If Hollis has any good advice at all (which she does!), it’s built on sand—its foundation is only as strong as your own endurance or resolve. She states no purpose for success outside of one’s own feeling of success. Her readers, she claims, are not using their “God-given” talents to their full potential. This is fair, perhaps, but she does a poor job of explaining why they should use them outside of self-satisfaction, if she even tries at all. All of the success in Girl, Wash Your Face is by your own effort, for your own sake. Christians should know that this sort of success probably won’t last a lifetime, and definitely won’t last into eternity.
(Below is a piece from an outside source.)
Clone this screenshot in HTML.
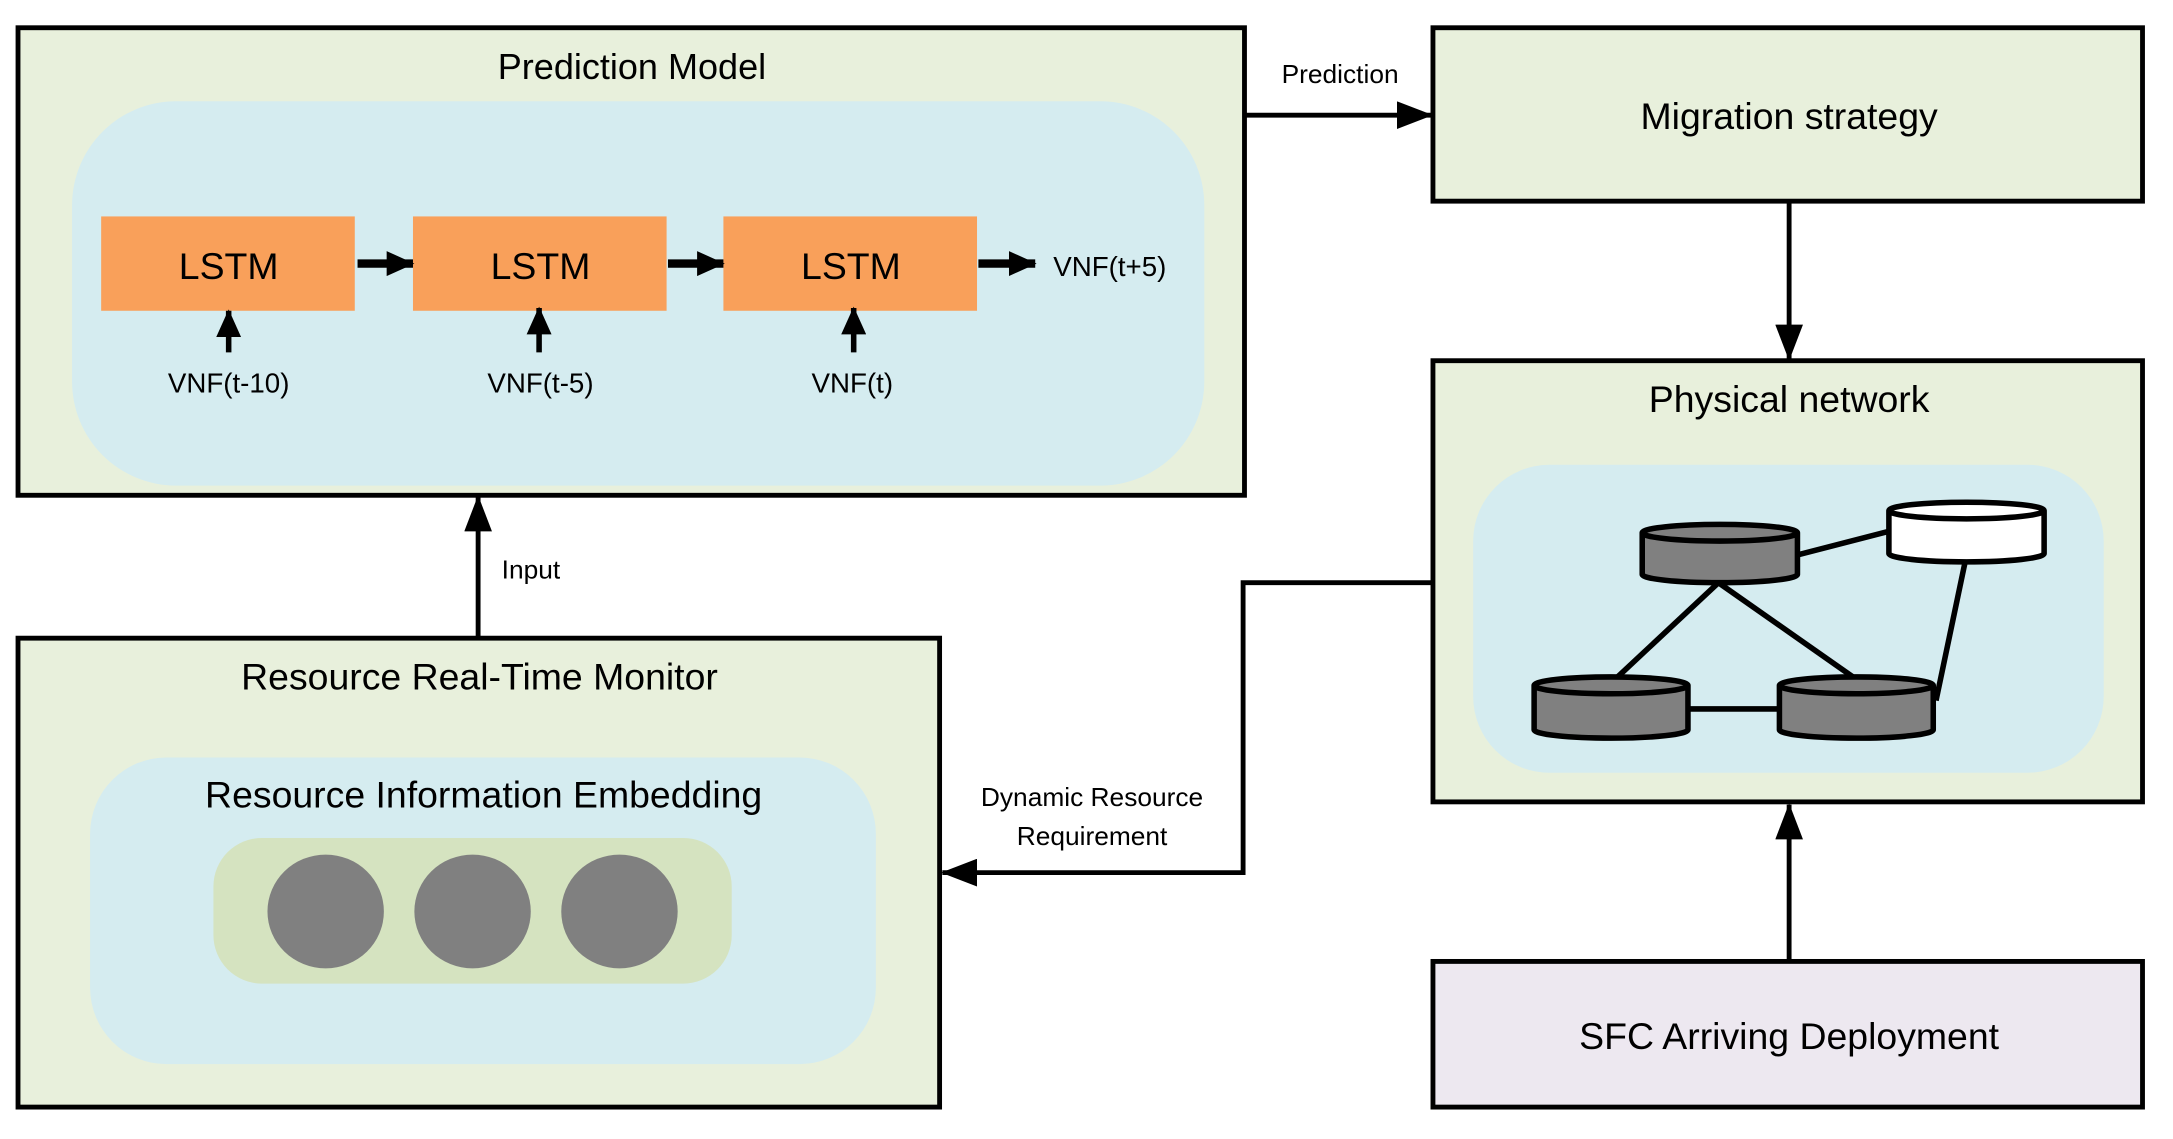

Unfortunately, I did not come away from Hollis’ book confident that she knows this, either.

Missed Opportunity

And this is the tragedy of Hollis’ work. Had she remembered her death, Hollis may have been able to give her readers a better foundation on which to build their success instead of luring them to a gospel of comfort and self-focused success. If she had remembered that she will someday die it would have rounded out her definition of success in a way that would have been a great help to her readers. Instead, she offers her readers only a temporal success that, as Ecclesiastes tells us, is only a vapor. All of our work on earth will be gone within decades, and probably sooner. In the long run, it is meaningless. Unless we recognize the work of another. 

Christ’s work is eternal. And it is only by joining in his work that our work has value. Even the most menial tasks become valuable when they are tethered to his work on the cross, a story outside of our own. When we see our work in its proper place as part of the story of redemption—creation, fall, redemption, consummation—it takes on a value far greater than we can give it on our own. 

If we do not remember that we are dust, and like Hollis focus only on what our work can accomplish for us, we are left striving after the wind. Eventually it will leave us not only exhausted, but with nothing to show for our efforts. 

In contrast, remembering our death means that we can, as Matthew McCullough points out in his book Remember Death, rest—even as we’re working. Our work, whether it’s in a career, parenting or even eating and exercising, won’t save us—Christ’s work will. Even when we are stuck in the most lowly work, McCullough says, “[we] get to reflect the glory of the One who put every star in its place, marked off the oceans, and ordered every species.”[1]

And that success, I think, is a much more satisfying than any amount of wealth, status, or earthly comfort.


[1]Remember Death, 114.

I live in Minnesota with my family, and write about death, dying, and the Christian.